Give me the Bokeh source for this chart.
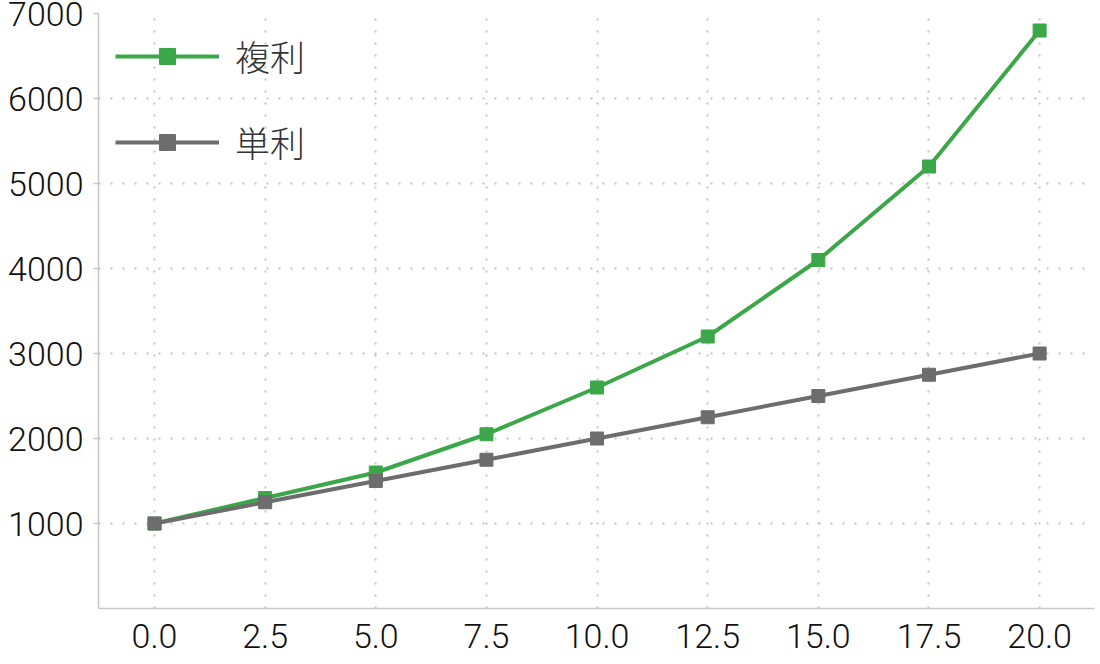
from bokeh.plotting import figure
from bokeh.models import FixedTicker, PrintfTickFormatter, Range1d
from bokeh.embed import file_html
from bokeh.resources import INLINE

years = [0, 2.5, 5, 7.5, 10, 12.5, 15, 17.5, 20]
compound = [1000, 1300, 1600, 2050, 2600, 3200, 4100, 5200, 6800]
simple = [1000, 1250, 1500, 1750, 2000, 2250, 2500, 2750, 3000]
labels = ["複利", "単利"]
x_ticks = [0, 2.5, 5, 7.5, 10, 12.5, 15, 17.5, 20]
y_ticks = [1000, 2000, 3000, 4000, 5000, 6000, 7000]

GREEN = "#3ba748"
GREY = "#6d6d6d"
TICK_FONT = "Roboto Light"

p = figure(width=1096, height=664, output_backend="svg", toolbar_location=None,
           x_range=Range1d(-1.266, 21.24), y_range=Range1d(0, 7000),
           min_border_left=98, min_border_right=2, min_border_top=13, min_border_bottom=56)
p.outline_line_color = None
p.background_fill_color = "white"

p.line(years, compound, line_color=GREEN, line_width=4, legend_label=labels[0])
p.scatter(years, compound, marker="square", size=13, fill_color=GREEN, line_color=GREEN, legend_label=labels[0])
p.line(years, simple, line_color=GREY, line_width=4, legend_label=labels[1])
p.scatter(years, simple, marker="square", size=13, fill_color=GREY, line_color=GREY, legend_label=labels[1])

p.xaxis.ticker = FixedTicker(ticks=x_ticks)
p.xaxis.formatter = PrintfTickFormatter(format="%.1f")
p.yaxis.ticker = FixedTicker(ticks=y_ticks)

for ax in (p.xaxis, p.yaxis):
    ax.axis_line_color = "#c8c8c8"
    ax.axis_line_width = 1.5
    ax.major_tick_line_color = "#c8c8c8"
    ax.major_tick_line_width = 1.5
    ax.minor_tick_line_color = None
    ax.major_label_text_font = TICK_FONT
    ax.major_label_text_font_size = "34px"
    ax.major_label_text_color = "#111111"

p.xaxis.major_tick_out = 0
p.xaxis.major_tick_in = 0
p.xaxis.major_label_standoff = 15
p.yaxis.major_tick_out = 5
p.yaxis.major_tick_in = 0
p.yaxis.major_label_standoff = 10

for g in (p.xgrid, p.ygrid):
    g.grid_line_color = "#c4c4c4"
    g.grid_line_width = 2
    g.grid_line_dash = "2 10"

leg = p.legend[0]
leg.location = "top_left"
leg.border_line_color = None
leg.background_fill_alpha = 0
leg.margin = 17
leg.padding = 9
leg.glyph_width = 104
leg.glyph_height = 40
leg.label_height = 40
leg.spacing = 35
leg.label_standoff = 16
leg.label_text_font = "Noto Sans CJK JP Light"
leg.label_text_font_size = "35px"
leg.label_text_color = "#333333"

open("out.html", "w").write(file_html(p, INLINE))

..............................

◆ **Written instruction**
Write out nothing but the lines from the start of the data through the line with "p.yaxis.ticker = FixedTicker(ticks=y_ticks)". Leave out the pictures.

◆ **Written answer**
Give me the Bokeh source for this chart.
from bokeh.plotting import figure
from bokeh.models import FixedTicker, PrintfTickFormatter, Range1d
from bokeh.embed import file_html
from bokeh.resources import INLINE

years = [0, 2.5, 5, 7.5, 10, 12.5, 15, 17.5, 20]
compound = [1000, 1300, 1600, 2050, 2600, 3200, 4100, 5200, 6800]
simple = [1000, 1250, 1500, 1750, 2000, 2250, 2500, 2750, 3000]
labels = ["複利", "単利"]
x_ticks = [0, 2.5, 5, 7.5, 10, 12.5, 15, 17.5, 20]
y_ticks = [1000, 2000, 3000, 4000, 5000, 6000, 7000]

GREEN = "#3ba748"
GREY = "#6d6d6d"
TICK_FONT = "Roboto Light"

p = figure(width=1096, height=664, output_backend="svg", toolbar_location=None,
           x_range=Range1d(-1.266, 21.24), y_range=Range1d(0, 7000),
           min_border_left=98, min_border_right=2, min_border_top=13, min_border_bottom=56)
p.outline_line_color = None
p.background_fill_color = "white"

p.line(years, compound, line_color=GREEN, line_width=4, legend_label=labels[0])
p.scatter(years, compound, marker="square", size=13, fill_color=GREEN, line_color=GREEN, legend_label=labels[0])
p.line(years, simple, line_color=GREY, line_width=4, legend_label=labels[1])
p.scatter(years, simple, marker="square", size=13, fill_color=GREY, line_color=GREY, legend_label=labels[1])

p.xaxis.ticker = FixedTicker(ticks=x_ticks)
p.xaxis.formatter = PrintfTickFormatter(format="%.1f")
p.yaxis.ticker = FixedTicker(ticks=y_ticks)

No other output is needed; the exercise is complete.